The ego is an amazing construct. That’s all it is, though.
“I” does not exist. “I” is a construct, and we forget that “I” is a construct. It is a convenient fiction that we use to communicate with one another. It is sort of a place-marker as well, a milestone in the old sense of a stone that marked the distance between one mile and another.
Or maybe a better analogy is to say that our ego is a bookmark. Here is where we are in this story, in this place, at this time, but there is story before and story after, and this character is going to be different at the end of this story than they were at the beginning. Maybe not even the same.
Or if the story is a tragedy, or a comedy (which are often interchangeable) the person, that “I,” does not change, does not learn, does not grow, and becomes a sad, stuck being. Or that “I” becomes a comical thing that is most useful as an object lesson, some”one” to be laughed at and not by any means imitated.
So when we become unstuck, and lose track of who we are, this is important, because it reminds us that the “I” who we thought we were is not “I” at all, is not even real in the remotest sense. Every day “I” is a reorganization or a recreation in response to what is happening in the world around us, for the most part. The true “I” is not the ego, is not the being named Harold Dlorah or Debra Sue Eusarbed.
Whatever the True “I” is, we are its expression at a certain point in space and time, in response to stimuli and circumstances. Whatever is experiencing this existence is the True “I” and most often what we feel to be ourselves is not our Self at all.

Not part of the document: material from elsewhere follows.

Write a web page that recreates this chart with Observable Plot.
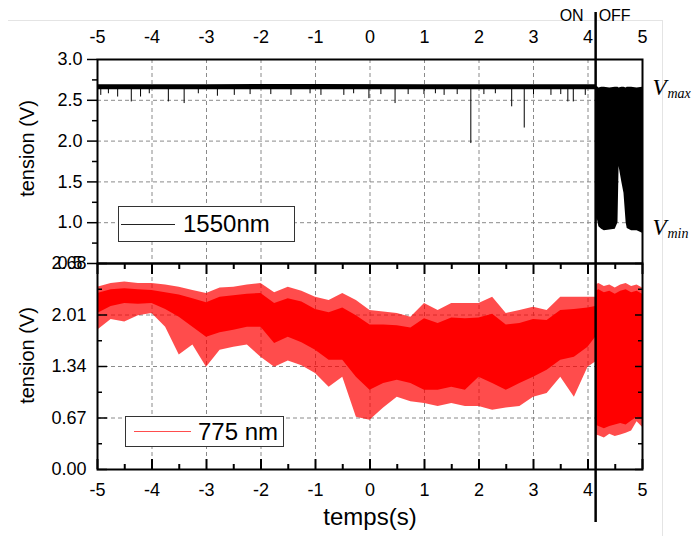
<!DOCTYPE html>
<html><head><meta charset="utf-8">
<script src="https://cdn.jsdelivr.net/npm/d3@7"></script>
<script src="https://cdn.jsdelivr.net/npm/@observablehq/plot@0.6"></script>
<style>
body{margin:0;background:#fff;}
#wrap{position:relative;width:693px;height:536px;font-family:"Liberation Sans",Arial,sans-serif;overflow:hidden;}
#wrap svg{position:absolute;left:0;overflow:visible;}
.crop{position:absolute;left:8px;top:20px;width:654px;height:530px;border-top:1px solid #e4e4e4;border-right:1px solid #e4e4e4;}
.legend{position:absolute;border:1px solid #333;background:#fff;box-sizing:border-box;}
.legend .ln{position:absolute;}
.legend .tx{position:absolute;font-size:24px;line-height:1;white-space:nowrap;}
</style></head><body><div id="wrap"><div class="crop"></div></div>
<script>
// ---- axis ticks ----
const xTicks = [-5,-4,-3,-2,-1,0,1,2,3,4,5];
const xMinor = [-4.5,-3.5,-2.5,-1.5,-0.5,0.5,1.5,2.5,3.5,4.5];
const xGrid = [-4,-3,-2,-1,0,1,2,3,4];
const topYTicks = [0.5,1.0,1.5,2.0,2.5,3.0];
const topYMinor = [0.75,1.25,1.75,2.25,2.75];
const topYGrid = [1.0,1.5,2.0,2.5];
const botYTicks = [0.00,0.67,1.34,2.01,2.68];
const botYMinor = [0.335,1.005,1.675,2.345];
const botYGrid = [0.67,1.34,2.01];
const xTitle = "temps(s)";
const yTitle = "tension (V)";
const legendLabels = ["1550nm","775 nm"];
// ---- ON / OFF switch ----
const switchT = 4.14;
const stateLabels = ["ON", "OFF"];
const vLevels = [{name:"max", v:2.655},{name:"min", v:0.94}];

// ---- 1550 nm (black) ----
const blkOnT  = [-5, -3, -1, 1, 3, 4.14];
const blkOnLo = [2.63, 2.63, 2.63, 2.63, 2.63, 2.63];
const blkOnHi = [2.69, 2.69, 2.695, 2.69, 2.69, 2.69];
const blkBase = 2.635;
const blkSpikeT = [-4.94,-4.8,-4.63,-4.38,-4.21,-4.05,-3.70,-3.41,-3.15,-2.80,-2.49,-2.2,-1.82,-1.45,-1.1,-0.90,-0.48,-0.3,-0.02,0.2,0.46,0.7,0.99,1.2,1.36,1.6,1.85,2.09,2.3,2.60,2.83,3.0,3.32,3.5,3.63,3.73,3.95];
const blkSpikeV = [2.56,2.58,2.54,2.48,2.54,2.58,2.48,2.46,2.58,2.55,2.56,2.57,2.57,2.56,2.58,2.56,2.56,2.58,2.52,2.57,2.46,2.57,2.57,2.58,2.56,2.57,1.97,2.57,2.58,2.42,2.16,2.57,2.56,2.57,2.48,2.48,2.56];
const blkOffT  = [4.14,4.17,4.2,4.25,4.3,4.4,4.5,4.55,4.57,4.62,4.66,4.7,4.72,4.8,4.9,5.0];
const blkOffLo = [0.95,1.05,0.95,0.92,0.90,0.91,0.92,1.0,1.69,1.5,1.36,1.0,0.93,0.9,0.9,0.87];
const blkOffHi = [2.66,2.67,2.65,2.66,2.66,2.65,2.66,2.66,2.65,2.66,2.66,2.65,2.66,2.66,2.65,2.66];

// ---- 775 nm (red) ----
const redT      = [-5,-4.75,-4.5,-4.25,-4,-3.75,-3.5,-3.25,-3,-2.75,-2.5,-2.25,-2,-1.75,-1.5,-1.25,-1,-0.75,-0.5,-0.25,0,0.25,0.5,0.75,1,1.25,1.5,1.75,2,2.25,2.5,2.75,3,3.25,3.5,3.75,4,4.14];
const redHi     = [2.37,2.42,2.44,2.42,2.42,2.40,2.37,2.33,2.29,2.36,2.37,2.40,2.42,2.30,2.37,2.32,2.24,2.20,2.29,2.20,2.07,2.05,2.03,1.98,2.16,2.07,2.16,2.16,2.16,2.24,2.03,2.07,2.11,2.07,2.24,2.24,2.24,2.24];
const redCoreHi = [2.29,2.34,2.35,2.34,2.33,2.30,2.27,2.22,2.17,2.24,2.26,2.28,2.29,2.16,2.22,2.18,2.08,2.04,2.10,2.00,1.88,1.88,1.87,1.84,1.96,1.90,1.97,1.96,1.97,2.02,1.88,1.90,1.95,1.94,2.07,2.08,2.10,2.12];
const redCoreLo = [2.03,2.12,2.16,2.15,2.16,2.08,1.98,1.85,1.72,1.78,1.81,1.85,1.85,1.64,1.72,1.65,1.55,1.42,1.42,1.20,1.03,1.12,1.16,1.12,1.03,1.03,1.07,1.03,1.20,1.12,1.03,1.12,1.20,1.29,1.42,1.46,1.59,1.72];
const redLo     = [1.81,1.95,1.92,2.00,2.03,1.85,1.49,1.62,1.33,1.55,1.59,1.62,1.46,1.33,1.41,1.35,1.25,1.07,1.20,0.68,0.64,0.80,0.94,0.88,0.86,0.82,0.86,0.82,0.82,0.77,0.80,0.82,0.94,0.99,1.20,0.94,1.33,1.40];
const redOffT      = [4.14,4.2,4.3,4.4,4.5,4.6,4.7,4.8,4.9,5.0];
const redOffHi     = [2.40,2.42,2.38,2.40,2.36,2.40,2.42,2.38,2.40,2.36];
const redOffCoreHi = [2.32,2.34,2.30,2.32,2.28,2.32,2.34,2.30,2.32,2.28];
const redOffCoreLo = [0.58,0.56,0.53,0.56,0.58,0.60,0.58,0.63,0.68,0.66];
const redOffLo     = [0.45,0.44,0.41,0.46,0.43,0.45,0.47,0.50,0.62,0.55];

// ---- tables ----
const zip = (T, cols) => T.map((t,i) => Object.fromEntries([["t",t], ...Object.entries(cols).map(([k,a]) => [k,a[i]])]));
const blkOn = zip(blkOnT, {lo: blkOnLo, hi: blkOnHi});
const blkOff = zip(blkOffT, {lo: blkOffLo, hi: blkOffHi});
const blkSpikes = zip(blkSpikeT, {v: blkSpikeV});
const redOn = zip(redT, {hi: redHi, chi: redCoreHi, clo: redCoreLo, lo: redLo});
const redOff = zip(redOffT, {hi: redOffHi, chi: redOffCoreHi, clo: redOffCoreLo, lo: redOffLo});

const FONT = '"Liberation Sans", Arial, sans-serif';
const SERIF = '"Liberation Serif", serif';
const gridStyle = {stroke: "#8a8a8a", strokeOpacity: 1, strokeDasharray: "4,3", strokeWidth: 1};
const common = {
  width: 693, marginLeft: 97, marginRight: 51,
  x: {domain: [-5, 5], label: null},
  style: {fontFamily: FONT, fontSize: "18px", overflow: "visible", background: "transparent", color: "black"}
};

const topPlot = Plot.plot({
  ...common,
  height: 264, marginTop: 59, marginBottom: 1,
  y: {domain: [0.5, 3.0], label: null},
  marks: [
    Plot.gridX(xGrid, gridStyle),
    Plot.gridY(topYGrid, gridStyle),
    Plot.areaY(blkOn, {x: "t", y1: "lo", y2: "hi", fill: "black"}),
    Plot.ruleX(blkSpikes, {x: "t", y1: () => blkBase, y2: "v", stroke: "black", strokeWidth: 1}),
    Plot.areaY(blkOff, {x: "t", y1: "lo", y2: "hi", fill: "black"}),
    Plot.axisX(xTicks, {anchor: "top", tickSize: 0, tickPadding: 17, tickFormat: d => String(d)}),
    Plot.axisY(topYTicks, {anchor: "left", tickSize: 10, tickPadding: 5, tickFormat: d => d.toFixed(1), strokeWidth: 1.5}),
    Plot.axisY(topYMinor, {anchor: "left", tickSize: 5, tickFormat: () => "", strokeWidth: 1.5}),
    Plot.frame({strokeWidth: 2}),
    Plot.ruleX([switchT], {insetTop: -47, strokeWidth: 2.5}),
    Plot.text([stateLabels[0]], {x: () => switchT, frameAnchor: "top", lineAnchor: "middle", dy: -44, dx: -12, textAnchor: "end", fontSize: 16}),
    Plot.text([stateLabels[1]], {x: () => switchT, frameAnchor: "top", lineAnchor: "middle", dy: -44, dx: 3, textAnchor: "start", fontSize: 16}),
    Plot.text(vLevels, {y: "v", text: () => "V", frameAnchor: "right", dx: 10, textAnchor: "start", fontFamily: SERIF, fontStyle: "italic", fontSize: 23}),
    Plot.text(vLevels, {y: "v", text: "name", frameAnchor: "right", dx: 25, dy: 6, textAnchor: "start", fontFamily: SERIF, fontStyle: "italic", fontSize: 14}),
    Plot.text([yTitle], {frameAnchor: "left", rotate: -90, dx: -70, dy: -13, textAnchor: "middle", fontSize: 20})
  ]
});

const botPlot = Plot.plot({
  ...common,
  height: 283, marginTop: 10, marginBottom: 67,
  y: {domain: [0, 2.68], label: null},
  marks: [
    Plot.gridX(xGrid, gridStyle),
    Plot.gridY(botYGrid, gridStyle),
    Plot.areaY(redOn, {x: "t", y1: "lo", y2: "hi", fill: "#ff0000", fillOpacity: 0.7}),
    Plot.areaY(redOn, {x: "t", y1: "clo", y2: "chi", fill: "#ff0000"}),
    Plot.areaY(redOff, {x: "t", y1: "lo", y2: "hi", fill: "#ff0000", fillOpacity: 0.7}),
    Plot.areaY(redOff, {x: "t", y1: "clo", y2: "chi", fill: "#ff0000"}),
    Plot.axisX(xTicks, {anchor: "bottom", tickSize: 0, tickPadding: 14, tickFormat: d => String(d)}),
    Plot.axisX(xTicks, {anchor: "bottom", tickSize: -10, tickFormat: () => "", strokeWidth: 2}),
    Plot.axisX(xMinor, {anchor: "bottom", tickSize: -5, tickFormat: () => "", strokeWidth: 2}),
    Plot.axisX(xTicks, {anchor: "top", tickSize: -10, tickFormat: () => "", strokeWidth: 2}),
    Plot.axisX(xMinor, {anchor: "top", tickSize: -5, tickFormat: () => "", strokeWidth: 2}),
    Plot.axisY(botYTicks, {anchor: "left", tickSize: 0, tickPadding: 11, tickFormat: d => d.toFixed(2)}),
    Plot.axisY(botYTicks, {anchor: "left", tickSize: -10, tickFormat: () => "", strokeWidth: 1.5}),
    Plot.axisY(botYMinor, {anchor: "left", tickSize: -5, tickFormat: () => "", strokeWidth: 1.5}),
    Plot.axisY(botYTicks, {anchor: "right", tickSize: -8, tickFormat: () => "", strokeWidth: 1.5}),
    Plot.axisY(botYMinor, {anchor: "right", tickSize: -5, tickFormat: () => "", strokeWidth: 1.5}),
    Plot.frame({strokeWidth: 2}),
    Plot.ruleX([switchT], {insetBottom: -53, strokeWidth: 2.5}),
    Plot.text([xTitle], {frameAnchor: "bottom", dy: 55, fontSize: 24}),
    Plot.text([yTitle], {frameAnchor: "left", rotate: -90, dx: -70, dy: -11, textAnchor: "middle", fontSize: 20})
  ]
});

const wrap = document.getElementById("wrap");
topPlot.style.top = "0px";
botPlot.style.top = "253px";
wrap.appendChild(botPlot);
wrap.appendChild(topPlot);

function addLegend(label, color, box, line, textLeft, lw) {
  const d = document.createElement("div");
  d.className = "legend";
  Object.assign(d.style, {left: box[0]+"px", top: box[1]+"px", width: box[2]+"px", height: box[3]+"px"});
  const l = document.createElement("div");
  l.className = "ln";
  Object.assign(l.style, {left: line[0]+"px", width: line[1]+"px", top: (box[3]/2 - 1 - lw/2)+"px", borderTop: lw+"px solid "+color});
  const t = document.createElement("div");
  t.className = "tx";
  t.textContent = label;
  Object.assign(t.style, {left: textLeft+"px", top: (box[3]/2 - 13)+"px"});
  d.appendChild(l); d.appendChild(t);
  wrap.appendChild(d);
}
addLegend(legendLabels[0], "#222", [118, 206, 177, 36], [2, 54], 64, 1);
addLegend(legendLabels[1], "#ff4d4d", [125, 416, 159, 31], [8, 57], 72, 1.5);
</script></body></html>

We apparently need reminders from time to time that we are not who we believe we are, that Harold Dlorah and Debra Sue Eusarbed are only characters in a tale that is still being written and played out on a stage far larger and more complex than we can imagine or behold. And behind every character is the same Author who is not One but Many, and who is not Many, but One and None.
It is wise to remember not to take the ego too seriously or believe in it implicitly, because when we lean in to take a look at it, it vanishes like the magician’s assistant; there but not there. Somewhere? Perhaps? Behind the curtain, under the false floor or reflected in the mirror or, or, or? She was there, now she is not, now she returns again. Where was she?
By going away, she becomes someone else. The magician’s assistant is not the same person who stepped into the magic box; she is changed because she underwent transformation, she was there and not-there at the same time. In a way she is more mysterious than the magician. Who is she? She is the one who was not there, and is there again now; One and None.